Pies u weterynarza – smycz i kaganiec

Właściciele psów raz na jakiś czas muszą zabrać swojego pupila do weterynarza. Czasami wizyta spowodowana jest corocznym szczepieniem, czasami psu po prostu coś dolega. Bez względu na to, dlaczego trafiliśmy z czworonogiem do kliniki, powinniśmy pamiętać o zasadach dobrego wychowania, by wizyta upłynęła miło zarówno nam, jak i innym pacjentom gabinetu.

Smycz przede wszystkim

Klinika weterynaryjna to nie wybieg dla zwierząt, na którym psy mogą ganiać się, bawić i ustalać między sobą hierarchię. Część pacjentów czekających na wizytę może być obolała i poddenerwowana, dlatego nie jest to najlepszy moment na zawieranie nowych znajomości.

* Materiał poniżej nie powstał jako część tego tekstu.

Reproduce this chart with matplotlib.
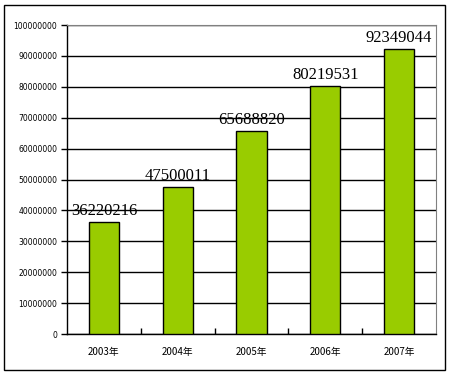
import numpy as np
import matplotlib.pyplot as plt
from matplotlib.patches import Rectangle

years = ['2003年', '2004年', '2005年', '2006年', '2007年']
values = [36220216, 47500011, 65688820, 80219531, 92349044]
yticks = np.arange(0, 100000001, 10000000)

plt.rcParams['font.family'] = ['Noto Sans CJK SC', 'DejaVu Sans']

fig = plt.figure(figsize=(4.5, 3.77), dpi=100)
fig.patches.append(Rectangle((4/450, 1 - 370/377), 441/450, 365/377,
                             transform=fig.transFigure, fill=False,
                             edgecolor='black', linewidth=1.0))

ax = fig.add_axes([67/450, 43/377, 369/450, 309/377])
x = np.arange(len(years))
ax.bar(x, values, width=0.41, color='#99CC00', edgecolor='black', linewidth=1.0, zorder=3)

ax.set_ylim(0, 100000000)
ax.set_xlim(-0.5, len(years) - 0.5)
ax.set_yticks(yticks)
ax.set_yticklabels([str(v) for v in yticks], fontsize=5.5, family=['DejaVu Sans'])
ax.yaxis.grid(True, color='black', linewidth=1.0)
ax.set_axisbelow(True)

ax.set_xticks(x)
ax.set_xticklabels(years, fontsize=7)
ax.tick_params(axis='x', length=0, pad=9)
ax.set_xticks(np.arange(0.5, len(years) - 0.5, 1.0), minor=True)
ax.tick_params(axis='x', which='minor', direction='in', length=4, width=1)
ax.tick_params(axis='y', length=4, width=1, direction='out', pad=3)

for s in ['top', 'right']:
    ax.spines[s].set_color('gray')
for s in ['left', 'bottom']:
    ax.spines[s].set_linewidth(1.0)

for xi, v in zip(x, values):
    ax.text(xi, v + 1000000, str(v), ha='center', va='bottom',
            fontsize=12, family=['Liberation Serif'])

fig.savefig('out.png', dpi=100)
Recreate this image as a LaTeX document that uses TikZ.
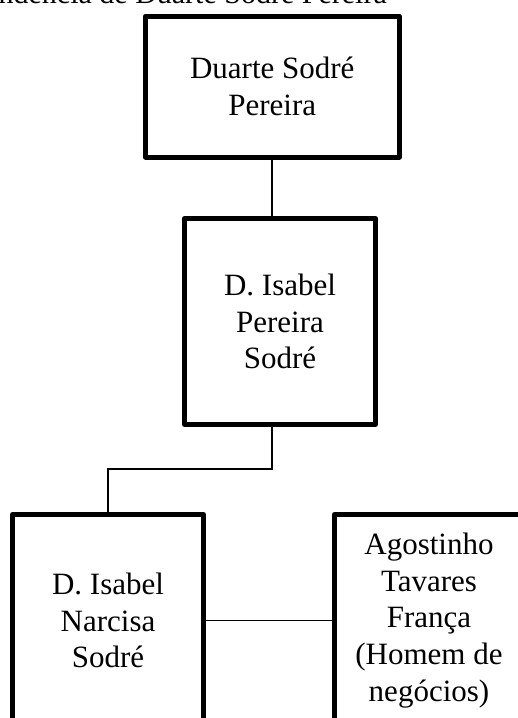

Nasz pupil powinien grzecznie siedzieć przy naszej nodze i nie zaczepiać innych pacjentów. Nawet, jeśli nasz pies jest wyjątkowo łagodny i nigdy nikogo nie ugryzł, samo jego zbliżenie się może stresować np. koty w transporterach czekające w kolejce, które i tak bardzo przeżywają wyniesienie ich  z domu. Jeśli nasz piesek należy do tych bardziej awanturujących się, oprócz smyczy powinien mieć na sobie kaganiec. Przed wejściem do kliniki właściciel powinien zajrzeć do środka, sprawdzić, czy inne zwierzęta nie biegają w niej luzem i poprosić właścicieli o wzięcie ich na smycze.

Na badaniu

Kaganiec może być przydatny także podczas badania. Chociaż większość weterynarzy ma duże doświadczenie ze zwierzakami, część z nich po prostu czuje się lepiej wiedząc, że dorodny rottweiler ma na pysku kaganiec, zanim wbiją mu igłę w pupę. Założenie kagańca to po prostu uprzejmy gest w stronę lekarza, który może skupić się całkowicie na leczeniu pieska, a nie robieniu uników. Zwłaszcza w przypadku dużych psów, właściciel powinien pomóc weterynarzowi wsadzić psa na stół weterynaryjny.

Wypada, by był on skupiony na badaniu,  nie np. rozmawiał przez telefon, gdyż czasami jego pomoc jest potrzebna, gdy psa trzeba ułożyć na chwilę  w nietypowej pozycji lub przytrzymać nieruchomo, by lekarz mógł go zbadać. Z punktu widzenia psa, w dobrym tonie jest kupienie mu jakiegoś smakołyka przy wyjściu za sam fakt, że był bardzo dzielny podczas wizyty.